- [Exercise instructions]: For every line in the records that has the word "this", make a copy.

- [Exercise input]:

(begin)

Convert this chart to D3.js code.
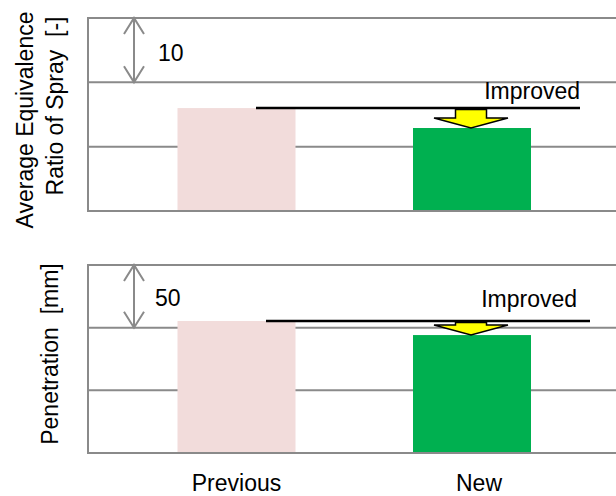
<!DOCTYPE html>
<html>
<head>
<meta charset="utf-8">
<script src="https://cdn.jsdelivr.net/npm/d3@7"></script>
<style>
  html, body { margin: 0; padding: 0; background: #fff; }
  svg { display: block; font-family: "Liberation Sans", Arial, sans-serif; }
</style>
</head>
<body>
<svg id="chart" width="616" height="496"></svg>
<script>
// ---- data ----
const categories = ["Previous", "New"];
const sprayRatio = [16.0, 12.9];     // Average equivalence ratio (relative units, 10 per grid step)
const penetration = [105.3, 94.1];   // Penetration [mm] (50 per grid step)
const sprayTicks = [0, 10, 20, 30];
const penetrationTicks = [0, 50, 100, 150];
const stepLabels = ["10", "50"];
const annotationText = "Improved";
const yLabels = [["Average Equivalence", "Ratio of Spray  [-]"], ["Penetration  [mm]"]];
const barColors = ["#F2DCDB", "#00B050"];

// ---- layout ----
const W = 616, H = 496;
const svg = d3.select("#chart");
const left = 88, right = 616;
const x = d3.scalePoint().domain(categories).range([236.5, 472]);
const barW = 118;
const FS = 23;

const panels = [
  { values: sprayRatio, ticks: sprayTicks, top: 18, bottom: 211, step: stepLabels[0],
    labels: yLabels[0], labelX: [33, 63], labelY: [120, 106],
    lineX: [256, 580], textEnd: 580, textDy: -9, stepDy: 11, stepX: 158 },
  { values: penetration, ticks: penetrationTicks, top: 265, bottom: 453, step: stepLabels[1],
    labels: yLabels[1], labelX: [58], labelY: [354],
    lineX: [266, 590], textEnd: 577, textDy: -14, stepDy: 10, stepX: 155 }
];

const grey = "#8a8a8a";

panels.forEach(p => {
  const y = d3.scaleLinear().domain(d3.extent(p.ticks)).range([p.bottom, p.top]);
  const g = svg.append("g");

  // gridlines
  g.selectAll("line.grid").data(p.ticks).join("line")
    .attr("x1", left).attr("x2", right)
    .attr("y1", d => y(d)).attr("y2", d => y(d))
    .attr("stroke", grey).attr("stroke-width", 2);
  // left border
  g.append("line").attr("x1", left).attr("x2", left)
    .attr("y1", y(p.ticks[0]) + 1).attr("y2", y(p.ticks[p.ticks.length - 1]) - 1)
    .attr("stroke", grey).attr("stroke-width", 2);

  // bars
  g.selectAll("rect.bar").data(categories).join("rect")
    .attr("x", d => x(d) - barW / 2)
    .attr("width", barW)
    .attr("y", (d, i) => y(p.values[i]))
    .attr("height", (d, i) => y(0) - y(p.values[i]))
    .attr("fill", (d, i) => barColors[i]);
  // redraw baseline on top
  g.append("line").attr("x1", left).attr("x2", right)
    .attr("y1", y(0)).attr("y2", y(0))
    .attr("stroke", grey).attr("stroke-width", 2);

  // step double arrow
  const ax = 134;
  const t1 = p.ticks[p.ticks.length - 1], t0 = p.ticks[p.ticks.length - 2];
  const ya = y(t1), yb = y(t0);
  const ag = g.append("g").attr("stroke", grey).attr("stroke-width", 2).attr("fill", "none");
  ag.append("line").attr("x1", ax).attr("x2", ax).attr("y1", ya).attr("y2", yb);
  ag.append("path").attr("d", `M${ax - 10},${ya + 16}L${ax},${ya}L${ax + 10},${ya + 16}`);
  ag.append("path").attr("d", `M${ax - 10},${yb - 16}L${ax},${yb}L${ax + 10},${yb - 16}`);
  g.append("text").attr("x", p.stepX).attr("y", (ya + yb) / 2 + p.stepDy)
    .attr("font-size", FS).attr("fill", "#000").text(p.step);

  // previous level line
  const yPrev = y(p.values[0]);
  g.append("line").attr("x1", p.lineX[0]).attr("x2", p.lineX[1])
    .attr("y1", yPrev).attr("y2", yPrev)
    .attr("stroke", "#000").attr("stroke-width", 2.5);
  g.append("text").attr("x", p.textEnd).attr("y", yPrev + p.textDy)
    .attr("text-anchor", "end").attr("font-size", FS).attr("fill", "#000")
    .text(annotationText);

  // yellow arrow from previous level down to new bar top
  const cx = x(categories[1]) - 1;
  const yTop = yPrev + 1.5, yTip = y(p.values[1]);
  const headH = 10, sw = 15.5, hw = 37;
  const yHead = yTip - headH;
  g.append("path")
    .attr("d", `M${cx - sw},${yTop}L${cx + sw},${yTop}L${cx + sw},${yHead}L${cx + hw},${yHead}L${cx},${yTip}L${cx - hw},${yHead}L${cx - sw},${yHead}Z`)
    .attr("fill", "#FFFF00").attr("stroke", "#000").attr("stroke-width", 1.5)
    .attr("stroke-linejoin", "miter");

  // y label
  p.labels.forEach((txt, i) => {
    g.append("text")
      .attr("transform", `translate(${p.labelX[i]},${p.labelY[i]}) rotate(-90)`)
      .attr("text-anchor", "middle").attr("font-size", FS).attr("fill", "#000")
      .attr("xml:space", "preserve")
      .style("white-space", "pre")
      .text(txt);
  });
});

// category labels
svg.selectAll("text.cat").data(categories).join("text")
  .attr("class", "cat")
  .attr("x", (d, i) => x(d) + (i === 1 ? 7 : 0))
  .attr("y", 491)
  .attr("text-anchor", "middle").attr("font-size", FS).attr("fill", "#000")
  .text(d => d);
</script>
</body>
</html>
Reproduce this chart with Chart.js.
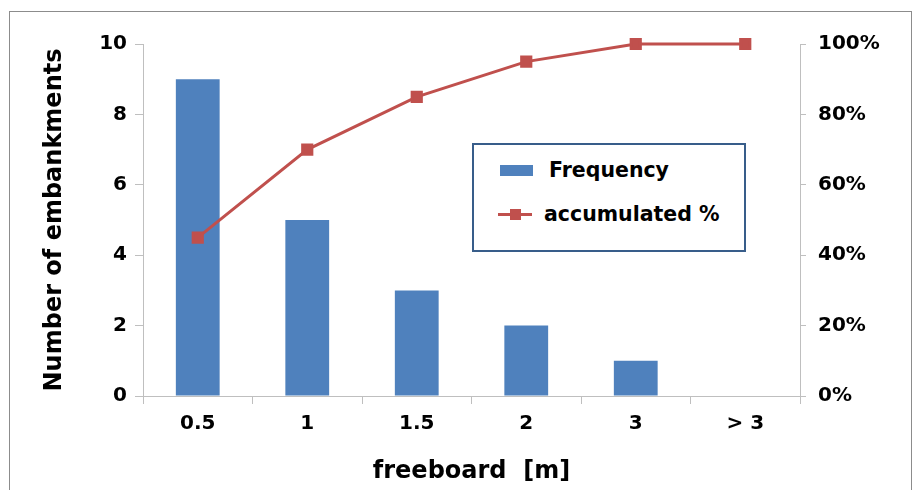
<!DOCTYPE html>
<html>
<head>
<meta charset="utf-8">
<script src="https://cdn.jsdelivr.net/npm/chart.js@4/dist/chart.umd.min.js"></script>
<style>
  html, body { margin: 0; padding: 0; background: #fff; }
  #wrap { position: relative; width: 918px; height: 490px; }
  #frame { position: absolute; left: 9px; top: 11px; width: 903px; height: 490px; border: 1px solid #8c8c8c; box-sizing: border-box; pointer-events: none; }
  #legend { position: absolute; left: 472px; top: 143px; width: 274px; height: 109px; border: 2.5px solid #385d8a; box-sizing: border-box; background: #fff;
    font-family: "DejaVu Sans", Verdana, sans-serif; font-weight: bold; font-size: 20.5px; color: #000; }
  .row { position: absolute; left: 0; display: flex; align-items: center; white-space: nowrap; }
  .sw-bar { width: 33px; height: 11px; background: #4f81bd; margin-left: 26px; margin-right: 16px; }
  .sw-line { position: relative; width: 34px; height: 11px; margin-left: 24px; margin-right: 12px; }
  .sw-line::before { content: ""; position: absolute; left: 0; right: 0; top: 4px; height: 3px; background: #c0504d; }
  .sw-line::after { content: ""; position: absolute; left: 12px; top: 0; width: 11px; height: 11px; background: #c0504d; }
</style>
</head>
<body>
<div id="wrap">
  <canvas id="chart" width="918" height="490"></canvas>
  <div id="frame"></div>
  <div id="legend"></div>
</div>
<script>
// Data
const categories = ['0.5', '1', '1.5', '2', '3', '> 3'];
const frequency = [9, 5, 3, 2, 1, 0];
const accumulated = [45, 70, 85, 95, 100, 100];

const tickFont = { family: '"DejaVu Sans", Verdana, sans-serif', weight: 'bold', size: 20 };
const titleFont = { family: '"DejaVu Sans", Verdana, sans-serif', weight: 'bold', size: 24 };
const axisGray = '#bfbfbf';

// HTML legend
const legendEl = document.getElementById('legend');
legendEl.innerHTML = `
  <div class="row" style="top:13px"><span class="sw-bar"></span>Frequency</div>
  <div class="row" style="top:57px"><span class="sw-line"></span>accumulated %</div>
`;

const ctx = document.getElementById('chart').getContext('2d');
new Chart(ctx, {
    data: {
        labels: categories,
        datasets: [
            {
                type: 'line',
                label: 'accumulated %',
                data: accumulated,
                yAxisID: 'y2',
                borderColor: '#c0504d',
                backgroundColor: '#c0504d',
                borderWidth: 3,
                pointStyle: 'rect',
                pointRadius: 6.5,
                pointHoverRadius: 6.5,
                tension: 0,
                clip: false
            },
            {
                type: 'bar',
                label: 'Frequency',
                data: frequency,
                yAxisID: 'y',
                backgroundColor: '#4f81bd',
                barPercentage: 0.8,
                categoryPercentage: 0.5
            }
        ]
    },
    options: {
        responsive: false,
        animation: false,
        layout: { padding: { left: 10, right: 10, top: 44, bottom: 0 } },
        plugins: {
            legend: { display: false },
            tooltip: { enabled: false }
        },
        scales: {
            x: {
                offset: true,
                grid: { display: true, drawOnChartArea: false, offset: true, tickLength: 8, color: axisGray },
                border: { color: axisGray },
                ticks: { font: tickFont, color: '#000', padding: 8 },
                title: { display: true, text: 'freeboard  [m]', font: titleFont, color: '#000', padding: { top: 14 } },
                afterFit: scale => { scale.height = 94; }
            },
            y: {
                position: 'left',
                min: 0,
                max: 10,
                ticks: { stepSize: 2, font: tickFont, color: '#000', padding: 8 },
                grid: { display: true, drawOnChartArea: false, tickLength: 8, color: axisGray },
                border: { color: axisGray },
                title: { display: true, text: 'Number of embankments', font: titleFont, color: '#000', padding: { top: 30, bottom: 0 } },
                afterFit: scale => { scale.width = 133; }
            },
            y2: {
                position: 'right',
                min: 0,
                max: 100,
                ticks: { stepSize: 20, font: tickFont, color: '#000', padding: 12, callback: v => v + '%' },
                grid: { display: true, drawOnChartArea: false, tickLength: 6, color: axisGray },
                border: { color: axisGray },
                afterFit: scale => { scale.width = 108; }
            }
        }
    }
});
</script>
</body>
</html>
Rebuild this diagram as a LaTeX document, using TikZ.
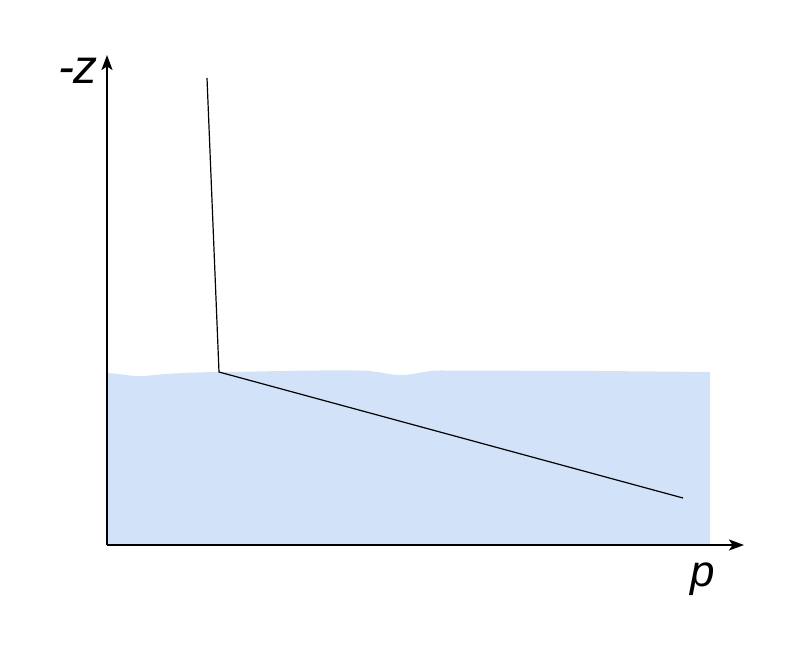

(end)

- [Solved exercise]:
Convert this chart to D3.js code.
Reproduce this chart with Chart.js.
Rebuild this diagram as a LaTeX document, using TikZ.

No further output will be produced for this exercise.